"You know, you look back over our history, and it doesn't take you long to realize that our people have shed more blood for other people's liberty than any other combination of nations in the history of the world.''
-- Fred D. Thompson, stump speech in Des Moines, Sept. 7
A grandiose claim that is hard to justify no matter how you define "other people's liberty." Let's begin by looking at U.S. casualties in foreign wars. (Domestic conflicts such as the Revolutionary War and the Civil War are excluded.)
|Spanish American War 2,446|
|World War I 116,516|
|World War II 405,399|
|Korean War 36,574|
|Vietnam War 58,209|
|Persian Gulf War 382|
|Wars in Afghanistan,
Iraq (as of yesterday) 4,217
|SOURCES: Congressional Research Service, Defense Department|
Even if the Soviet Union is not included in the calculation, U.S. military casualties in all wars combined remain lower than those of the British Commonwealth ("a combination of nations," in Thompson's phrase) in World War I and World War II. According to the Commonwealth War Graves Commission, the British Commonwealth lost 1.7 million troops in the two world wars.
If we delve into "the history of the world," as Thompson suggests, and consider all possible combinations of nations, we could start with the wars of the ancient Greeks. Surely some of the hundreds of millions killed by tyrants from Alexander the Great to Napoleon were fighting for "other people's liberty" in addition to their own. Three million people died in the Napoleonic wars alone.

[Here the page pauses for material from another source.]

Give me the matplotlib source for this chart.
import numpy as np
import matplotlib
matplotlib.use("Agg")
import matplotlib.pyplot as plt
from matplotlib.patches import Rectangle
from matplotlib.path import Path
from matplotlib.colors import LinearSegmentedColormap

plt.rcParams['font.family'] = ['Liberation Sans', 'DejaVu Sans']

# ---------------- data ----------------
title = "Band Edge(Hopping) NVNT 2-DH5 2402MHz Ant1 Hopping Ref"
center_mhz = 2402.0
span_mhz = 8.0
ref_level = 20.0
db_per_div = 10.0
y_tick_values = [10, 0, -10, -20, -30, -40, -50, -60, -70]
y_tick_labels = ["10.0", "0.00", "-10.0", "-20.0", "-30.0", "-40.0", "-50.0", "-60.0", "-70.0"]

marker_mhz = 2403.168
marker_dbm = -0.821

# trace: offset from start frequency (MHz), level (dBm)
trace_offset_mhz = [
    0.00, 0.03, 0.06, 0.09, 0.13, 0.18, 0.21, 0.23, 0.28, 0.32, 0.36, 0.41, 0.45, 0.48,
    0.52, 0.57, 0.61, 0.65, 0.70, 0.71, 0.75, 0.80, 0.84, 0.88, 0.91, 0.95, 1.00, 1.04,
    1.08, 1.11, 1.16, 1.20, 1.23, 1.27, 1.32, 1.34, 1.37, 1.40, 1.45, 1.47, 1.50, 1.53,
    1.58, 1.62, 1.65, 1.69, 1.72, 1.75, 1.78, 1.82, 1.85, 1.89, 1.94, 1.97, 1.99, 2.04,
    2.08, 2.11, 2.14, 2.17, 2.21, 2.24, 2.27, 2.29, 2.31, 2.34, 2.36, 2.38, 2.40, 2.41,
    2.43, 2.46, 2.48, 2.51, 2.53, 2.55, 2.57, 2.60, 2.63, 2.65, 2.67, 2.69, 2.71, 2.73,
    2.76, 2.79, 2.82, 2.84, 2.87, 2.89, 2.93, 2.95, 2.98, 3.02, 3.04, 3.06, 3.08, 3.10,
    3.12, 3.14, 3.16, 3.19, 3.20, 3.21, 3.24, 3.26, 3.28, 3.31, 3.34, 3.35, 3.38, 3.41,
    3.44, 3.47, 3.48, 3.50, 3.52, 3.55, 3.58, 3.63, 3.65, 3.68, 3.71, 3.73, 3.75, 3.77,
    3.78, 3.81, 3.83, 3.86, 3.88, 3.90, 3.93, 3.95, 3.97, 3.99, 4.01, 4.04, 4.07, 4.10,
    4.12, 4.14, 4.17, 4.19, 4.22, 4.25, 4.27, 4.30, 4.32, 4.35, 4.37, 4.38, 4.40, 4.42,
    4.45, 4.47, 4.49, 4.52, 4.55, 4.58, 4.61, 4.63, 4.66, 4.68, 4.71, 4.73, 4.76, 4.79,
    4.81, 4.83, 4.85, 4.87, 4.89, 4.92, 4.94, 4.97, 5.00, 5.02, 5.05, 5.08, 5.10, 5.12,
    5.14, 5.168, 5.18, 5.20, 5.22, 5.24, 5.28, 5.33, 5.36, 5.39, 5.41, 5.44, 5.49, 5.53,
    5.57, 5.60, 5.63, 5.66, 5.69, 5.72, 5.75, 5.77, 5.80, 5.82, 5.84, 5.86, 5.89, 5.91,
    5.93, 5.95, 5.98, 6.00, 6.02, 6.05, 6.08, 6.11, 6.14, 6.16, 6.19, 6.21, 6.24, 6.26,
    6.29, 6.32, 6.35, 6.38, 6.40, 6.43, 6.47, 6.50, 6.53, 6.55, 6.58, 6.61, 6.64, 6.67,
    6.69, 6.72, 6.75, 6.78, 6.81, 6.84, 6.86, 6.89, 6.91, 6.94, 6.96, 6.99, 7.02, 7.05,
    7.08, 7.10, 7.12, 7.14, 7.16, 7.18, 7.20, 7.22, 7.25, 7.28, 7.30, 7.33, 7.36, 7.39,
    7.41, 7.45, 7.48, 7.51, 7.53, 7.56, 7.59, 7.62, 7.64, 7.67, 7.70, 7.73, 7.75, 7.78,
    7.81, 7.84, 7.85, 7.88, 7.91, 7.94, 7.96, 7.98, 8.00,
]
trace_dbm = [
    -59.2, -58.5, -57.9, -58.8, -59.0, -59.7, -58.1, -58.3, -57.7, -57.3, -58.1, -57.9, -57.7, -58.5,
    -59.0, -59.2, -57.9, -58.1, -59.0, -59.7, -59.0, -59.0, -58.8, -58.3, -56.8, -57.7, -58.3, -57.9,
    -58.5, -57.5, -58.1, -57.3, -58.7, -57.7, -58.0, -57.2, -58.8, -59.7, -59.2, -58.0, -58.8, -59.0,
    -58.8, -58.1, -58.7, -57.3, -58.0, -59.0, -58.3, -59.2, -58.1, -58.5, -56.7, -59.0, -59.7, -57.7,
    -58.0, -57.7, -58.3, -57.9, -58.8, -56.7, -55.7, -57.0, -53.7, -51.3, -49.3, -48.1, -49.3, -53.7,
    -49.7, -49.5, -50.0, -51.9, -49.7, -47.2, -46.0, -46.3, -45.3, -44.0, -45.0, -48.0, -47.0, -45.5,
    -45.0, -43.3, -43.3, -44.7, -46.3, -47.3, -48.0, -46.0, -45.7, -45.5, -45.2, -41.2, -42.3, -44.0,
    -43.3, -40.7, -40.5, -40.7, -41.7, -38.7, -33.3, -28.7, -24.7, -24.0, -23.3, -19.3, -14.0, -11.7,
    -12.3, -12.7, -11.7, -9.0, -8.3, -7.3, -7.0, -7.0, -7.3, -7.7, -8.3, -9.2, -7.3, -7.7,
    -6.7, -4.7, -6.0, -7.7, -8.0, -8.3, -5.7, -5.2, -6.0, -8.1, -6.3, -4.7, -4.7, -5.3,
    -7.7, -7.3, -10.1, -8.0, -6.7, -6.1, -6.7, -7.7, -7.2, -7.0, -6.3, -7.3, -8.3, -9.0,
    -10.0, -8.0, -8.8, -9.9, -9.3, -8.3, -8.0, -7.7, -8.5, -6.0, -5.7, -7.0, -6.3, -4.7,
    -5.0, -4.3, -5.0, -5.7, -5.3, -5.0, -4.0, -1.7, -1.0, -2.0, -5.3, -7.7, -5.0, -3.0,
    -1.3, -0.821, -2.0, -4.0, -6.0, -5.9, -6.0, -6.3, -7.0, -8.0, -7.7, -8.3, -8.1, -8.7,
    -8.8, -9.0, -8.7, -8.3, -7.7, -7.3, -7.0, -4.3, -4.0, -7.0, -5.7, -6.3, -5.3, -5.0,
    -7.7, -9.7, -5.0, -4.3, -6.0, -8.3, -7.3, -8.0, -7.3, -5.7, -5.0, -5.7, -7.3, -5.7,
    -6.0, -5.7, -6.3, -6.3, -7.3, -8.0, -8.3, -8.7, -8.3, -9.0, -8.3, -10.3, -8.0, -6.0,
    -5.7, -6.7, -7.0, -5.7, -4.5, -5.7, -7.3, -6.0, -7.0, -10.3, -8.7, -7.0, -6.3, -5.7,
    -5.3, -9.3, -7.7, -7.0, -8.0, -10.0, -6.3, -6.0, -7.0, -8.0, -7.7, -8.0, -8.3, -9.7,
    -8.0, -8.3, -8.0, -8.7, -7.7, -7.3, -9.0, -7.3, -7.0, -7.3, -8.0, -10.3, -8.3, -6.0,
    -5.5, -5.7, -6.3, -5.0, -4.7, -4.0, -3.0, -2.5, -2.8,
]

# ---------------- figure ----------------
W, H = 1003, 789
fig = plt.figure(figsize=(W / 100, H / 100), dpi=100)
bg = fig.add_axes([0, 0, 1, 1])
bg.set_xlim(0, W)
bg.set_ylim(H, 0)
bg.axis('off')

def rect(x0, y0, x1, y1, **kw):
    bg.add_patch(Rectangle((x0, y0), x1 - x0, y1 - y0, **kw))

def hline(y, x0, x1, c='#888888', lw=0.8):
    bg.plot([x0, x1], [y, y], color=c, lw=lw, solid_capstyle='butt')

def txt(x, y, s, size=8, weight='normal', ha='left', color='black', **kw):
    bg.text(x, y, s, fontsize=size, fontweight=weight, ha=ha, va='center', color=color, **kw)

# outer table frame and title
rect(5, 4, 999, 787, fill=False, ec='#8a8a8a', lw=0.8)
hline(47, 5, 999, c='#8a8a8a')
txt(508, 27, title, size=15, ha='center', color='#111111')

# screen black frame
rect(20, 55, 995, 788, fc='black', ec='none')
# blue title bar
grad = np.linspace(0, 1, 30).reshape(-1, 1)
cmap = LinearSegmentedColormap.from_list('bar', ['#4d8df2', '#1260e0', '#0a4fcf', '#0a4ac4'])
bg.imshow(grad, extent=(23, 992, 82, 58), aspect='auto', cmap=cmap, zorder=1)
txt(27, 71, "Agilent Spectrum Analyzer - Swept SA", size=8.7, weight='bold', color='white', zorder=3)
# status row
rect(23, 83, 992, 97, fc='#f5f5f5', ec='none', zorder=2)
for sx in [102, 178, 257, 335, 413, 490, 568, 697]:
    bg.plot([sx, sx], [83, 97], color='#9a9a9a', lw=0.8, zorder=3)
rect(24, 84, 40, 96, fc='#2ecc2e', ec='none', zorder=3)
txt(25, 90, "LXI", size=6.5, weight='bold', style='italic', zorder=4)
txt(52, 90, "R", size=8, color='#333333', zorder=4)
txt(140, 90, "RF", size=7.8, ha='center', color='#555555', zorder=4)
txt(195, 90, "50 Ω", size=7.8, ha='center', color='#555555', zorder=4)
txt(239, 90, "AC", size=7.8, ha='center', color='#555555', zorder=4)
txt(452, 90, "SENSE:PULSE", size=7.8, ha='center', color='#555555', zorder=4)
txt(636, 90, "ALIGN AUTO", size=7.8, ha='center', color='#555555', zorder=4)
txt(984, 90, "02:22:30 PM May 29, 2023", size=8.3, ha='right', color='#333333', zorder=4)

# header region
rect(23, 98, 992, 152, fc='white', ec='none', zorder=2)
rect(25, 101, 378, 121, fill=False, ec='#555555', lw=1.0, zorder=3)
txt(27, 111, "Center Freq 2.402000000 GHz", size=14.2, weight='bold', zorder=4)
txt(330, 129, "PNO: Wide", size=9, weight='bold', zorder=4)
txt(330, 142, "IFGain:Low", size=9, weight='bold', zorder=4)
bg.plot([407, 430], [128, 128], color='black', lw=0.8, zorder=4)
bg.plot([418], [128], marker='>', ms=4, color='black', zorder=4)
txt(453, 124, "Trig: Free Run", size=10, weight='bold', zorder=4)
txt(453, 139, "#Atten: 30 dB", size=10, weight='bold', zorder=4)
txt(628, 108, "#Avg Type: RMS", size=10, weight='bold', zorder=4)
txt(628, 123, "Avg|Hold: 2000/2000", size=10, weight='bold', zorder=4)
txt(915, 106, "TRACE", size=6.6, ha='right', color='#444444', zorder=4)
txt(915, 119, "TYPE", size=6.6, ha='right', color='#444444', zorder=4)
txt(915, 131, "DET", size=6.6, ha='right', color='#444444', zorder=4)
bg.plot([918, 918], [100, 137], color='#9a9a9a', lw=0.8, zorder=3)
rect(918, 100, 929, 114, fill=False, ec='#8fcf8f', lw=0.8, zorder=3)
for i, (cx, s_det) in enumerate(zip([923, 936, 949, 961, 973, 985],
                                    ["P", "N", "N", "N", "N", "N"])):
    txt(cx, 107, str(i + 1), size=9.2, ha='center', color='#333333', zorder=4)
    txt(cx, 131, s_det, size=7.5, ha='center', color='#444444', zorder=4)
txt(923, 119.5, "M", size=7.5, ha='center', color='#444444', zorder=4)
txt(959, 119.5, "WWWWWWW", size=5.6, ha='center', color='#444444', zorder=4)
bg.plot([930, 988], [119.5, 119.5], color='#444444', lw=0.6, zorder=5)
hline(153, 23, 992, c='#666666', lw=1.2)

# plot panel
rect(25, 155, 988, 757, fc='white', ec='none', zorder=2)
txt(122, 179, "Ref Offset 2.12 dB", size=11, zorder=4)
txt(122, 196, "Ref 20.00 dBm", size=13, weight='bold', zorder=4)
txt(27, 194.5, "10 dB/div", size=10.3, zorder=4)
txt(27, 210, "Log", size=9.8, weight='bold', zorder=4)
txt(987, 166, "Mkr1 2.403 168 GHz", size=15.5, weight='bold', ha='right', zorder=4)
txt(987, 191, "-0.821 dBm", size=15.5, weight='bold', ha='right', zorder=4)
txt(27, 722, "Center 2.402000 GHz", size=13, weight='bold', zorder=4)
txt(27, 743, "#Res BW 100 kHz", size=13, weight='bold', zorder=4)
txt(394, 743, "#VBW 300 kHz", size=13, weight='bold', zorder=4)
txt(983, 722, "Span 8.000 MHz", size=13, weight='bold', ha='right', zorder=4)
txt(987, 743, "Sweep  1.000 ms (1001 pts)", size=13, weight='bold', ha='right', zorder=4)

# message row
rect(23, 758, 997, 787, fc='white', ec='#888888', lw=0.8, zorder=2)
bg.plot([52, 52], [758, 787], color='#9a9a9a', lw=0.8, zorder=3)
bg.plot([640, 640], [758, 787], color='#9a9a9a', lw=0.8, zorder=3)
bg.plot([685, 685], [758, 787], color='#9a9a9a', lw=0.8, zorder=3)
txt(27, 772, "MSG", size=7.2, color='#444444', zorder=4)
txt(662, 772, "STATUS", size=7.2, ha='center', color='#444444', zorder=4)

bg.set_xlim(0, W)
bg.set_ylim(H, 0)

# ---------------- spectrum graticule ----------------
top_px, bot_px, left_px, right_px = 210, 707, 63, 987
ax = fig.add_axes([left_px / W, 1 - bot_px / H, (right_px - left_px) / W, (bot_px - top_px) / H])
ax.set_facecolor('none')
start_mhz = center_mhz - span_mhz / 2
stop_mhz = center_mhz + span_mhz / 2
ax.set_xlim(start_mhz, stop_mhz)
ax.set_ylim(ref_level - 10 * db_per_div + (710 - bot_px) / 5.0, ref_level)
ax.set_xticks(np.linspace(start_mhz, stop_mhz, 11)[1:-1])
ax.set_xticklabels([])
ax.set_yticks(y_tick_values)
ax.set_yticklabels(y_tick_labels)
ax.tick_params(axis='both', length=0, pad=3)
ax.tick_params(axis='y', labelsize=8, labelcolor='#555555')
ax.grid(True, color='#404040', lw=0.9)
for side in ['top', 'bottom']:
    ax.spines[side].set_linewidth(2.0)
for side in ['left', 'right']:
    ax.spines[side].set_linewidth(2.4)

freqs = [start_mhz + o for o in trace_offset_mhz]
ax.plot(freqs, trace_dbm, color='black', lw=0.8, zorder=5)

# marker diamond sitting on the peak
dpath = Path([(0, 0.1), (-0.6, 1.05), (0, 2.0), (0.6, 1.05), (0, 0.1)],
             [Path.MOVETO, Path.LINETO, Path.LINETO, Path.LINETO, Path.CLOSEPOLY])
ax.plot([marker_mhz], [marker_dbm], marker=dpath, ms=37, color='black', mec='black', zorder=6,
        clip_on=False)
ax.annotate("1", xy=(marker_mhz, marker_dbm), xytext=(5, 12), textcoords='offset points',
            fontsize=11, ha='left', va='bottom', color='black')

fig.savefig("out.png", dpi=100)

Motives for going to war are always difficult to disentangle. Did the United States invade Iraq because of the threat of perceived weapons of mass destruction (the original reason cited by President Bush), to protect its oil interests in the Middle East (as suggested by former Federal Reserve chairman Alan Greenspan in his recently published autobiography), or as part of a larger democracy-building effort? Or all of the above?

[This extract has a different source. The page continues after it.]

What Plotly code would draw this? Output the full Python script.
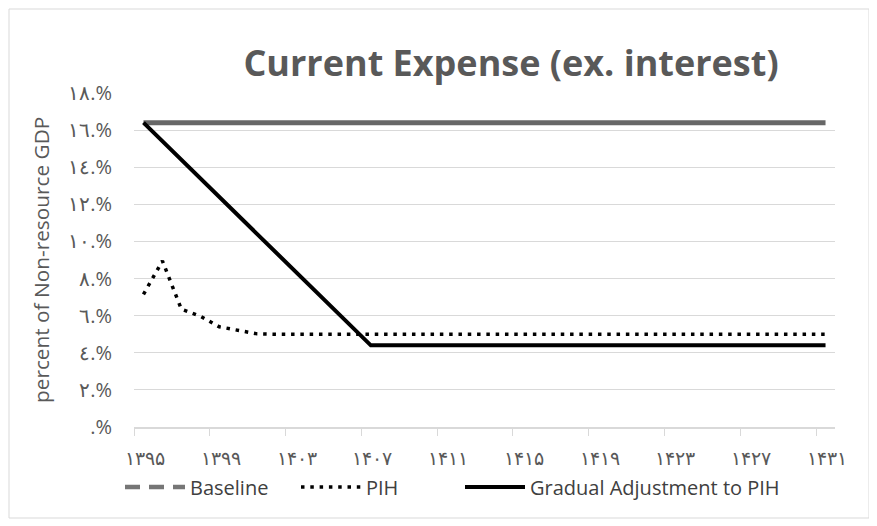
import plotly.graph_objects as go

years = [1395, 1396, 1397, 1398, 1399, 1400, 1401, 1402, 1403, 1404, 1405, 1406,
         1407, 1408, 1409, 1410, 1411, 1412, 1413, 1414, 1415, 1416, 1417, 1418,
         1419, 1420, 1421, 1422, 1423, 1424, 1425, 1426, 1427, 1428, 1429, 1430, 1431]

baseline = [16.4, 16.4, 16.4, 16.4, 16.4, 16.4, 16.4, 16.4, 16.4, 16.4, 16.4, 16.4,
            16.4, 16.4, 16.4, 16.4, 16.4, 16.4, 16.4, 16.4, 16.4, 16.4, 16.4, 16.4,
            16.4, 16.4, 16.4, 16.4, 16.4, 16.4, 16.4, 16.4, 16.4, 16.4, 16.4, 16.4, 16.4]

pih = [7.15, 8.95, 6.35, 5.97, 5.4, 5.2, 5.02, 5.0, 5.0, 5.0, 5.0, 5.0,
       5.0, 5.0, 5.0, 5.0, 5.0, 5.0, 5.0, 5.0, 5.0, 5.0, 5.0, 5.0,
       5.0, 5.0, 5.0, 5.0, 5.0, 5.0, 5.0, 5.0, 5.0, 5.0, 5.0, 5.0, 5.0]

gradual = [16.4, 15.4, 14.4, 13.4, 12.4, 11.4, 10.4, 9.4, 8.4, 7.4, 6.4, 5.4,
           4.4, 4.4, 4.4, 4.4, 4.4, 4.4, 4.4, 4.4, 4.4, 4.4, 4.4, 4.4,
           4.4, 4.4, 4.4, 4.4, 4.4, 4.4, 4.4, 4.4, 4.4, 4.4, 4.4, 4.4, 4.4]

x_tick_boundaries = [1394.5, 1398.5, 1402.5, 1406.5, 1410.5, 1414.5, 1418.5, 1422.5, 1426.5, 1430.5]
x_tick_labels = ["۱۳۹۵", "۱۳۹۹", "۱۴۰۳", "۱۴۰۷", "۱۴۱۱", "۱۴۱۵", "۱۴۱۹", "۱۴۲۳", "۱۴۲۷", "۱۴۳۱"]

y_tick_vals = [0, 2, 4, 6, 8, 10, 12, 14, 16, 18]
y_tick_labels = [".%", "٢.%", "٤.%", "٦.%", "٨.%", "١٠.%", "١٢.%", "١٤.%", "١٦.%", "١٨.%"]

series_names = ["Baseline", "PIH", "Gradual Adjustment to PIH"]

# page is offset by the 8px body margin
OFF = 8
W, H = 877 - OFF, 526 - OFF
PL, PR, PT, PB = 134, 835, 93, 427          # plot area in page pixels
L, R, T, B = PL - OFF, 877 - PR, PT - OFF, 526 - PB
pw, ph = PR - PL, PB - PT

def px2x(px):
    return (px - PL) / pw

def px2y(py):
    return (PB - py) / ph

FONT = "Open Sans"
GRAY = "#595959"

fig = go.Figure()
fig.add_trace(go.Scatter(x=years, y=baseline, mode="lines", name=series_names[0],
                         showlegend=False,
                         line=dict(color="#676767", width=5)))
fig.add_trace(go.Scatter(x=[None], y=[None], mode="lines", name=series_names[0],
                         legend="legend",
                         line=dict(color="#767676", width=4.5, dash="15px,9px")))
fig.add_trace(go.Scatter(x=years, y=pih, mode="lines", name=series_names[1],
                         legend="legend2",
                         line=dict(color="#000000", width=3.5, dash="3.5px,5.8px")))
fig.add_trace(go.Scatter(x=years, y=gradual, mode="lines", name=series_names[2],
                         legend="legend3",
                         line=dict(color="#000000", width=4)))

leg_common = dict(orientation="h", xanchor="left", yanchor="middle", y=px2y(487),
                  font=dict(family=FONT, size=20, color="#404040"), itemwidth=60,
                  bgcolor="rgba(0,0,0,0)", borderwidth=0)

fig.update_layout(
    width=W, height=H,
    margin=dict(l=L, r=R, t=T, b=B),
    paper_bgcolor="white", plot_bgcolor="white",
    font=dict(family=FONT, color=GRAY),
    title=dict(text="Current Expense (ex. interest)", x=(511 - OFF) / W, xanchor="center",
               y=1 - (63 - OFF) / H, yanchor="middle",
               font=dict(family=FONT, size=36, color=GRAY, weight="bold")),
    showlegend=True,
    legend=dict(x=px2x(120), **leg_common),
    legend2=dict(x=px2x(296), **leg_common),
    legend3=dict(x=px2x(460), **leg_common),
    xaxis=dict(range=[1394.5, 1431.5], tickmode="array", tickvals=x_tick_boundaries,
               ticktext=x_tick_labels, ticklabelshift=11, ticks="outside", ticklen=7,
               tickcolor="#d9d9d9", showgrid=False, showline=True, linecolor="#d9d9d9",
               linewidth=1.5, zeroline=False, tickfont=dict(size=19, color=GRAY),
               ticklabelstandoff=6),
    yaxis=dict(range=[0, 18], tickmode="array", tickvals=y_tick_vals, ticktext=y_tick_labels,
               showgrid=True, gridcolor="#d9d9d9", gridwidth=1, zeroline=False, showline=False,
               ticks="", tickfont=dict(size=20, color=GRAY), ticklabelstandoff=21),
    annotations=[dict(text="percent of Non-resource GDP", xref="paper", yref="paper",
                      x=px2x(41), y=0.5, xanchor="center", yanchor="middle", textangle=-90,
                      showarrow=False, font=dict(family=FONT, size=20.8, color=GRAY))],
    shapes=[dict(type="rect", xref="paper", yref="paper", x0=px2x(9), x1=px2x(869),
                 y0=px2y(518), y1=px2y(9), line=dict(color="#d9d9d9", width=1),
                 fillcolor="rgba(0,0,0,0)", layer="below")],
)

fig.write_html("out.html")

Neither Britain nor the United States was invaded or occupied in either of the world wars. Britain entered World War I to fulfill its treaty obligations to France and Belgium and joined World War II to fulfill a guarantee to Poland, after the September 1939 attack by Nazi Germany. The United States entered World War I after German submarines began attacking American merchant ships in the Atlantic. It joined World War II after Japan attacked Pearl Harbor in December 1941.
THE PINOCCHIO TEST
Thompson's jingoistic assertion cannot be supported by facts, barring some tortuous definition of the phrase "other people's liberty." We asked his presidential campaign for factual support for the claim, but it did not respond. We therefore award Thompson four Pinocchios.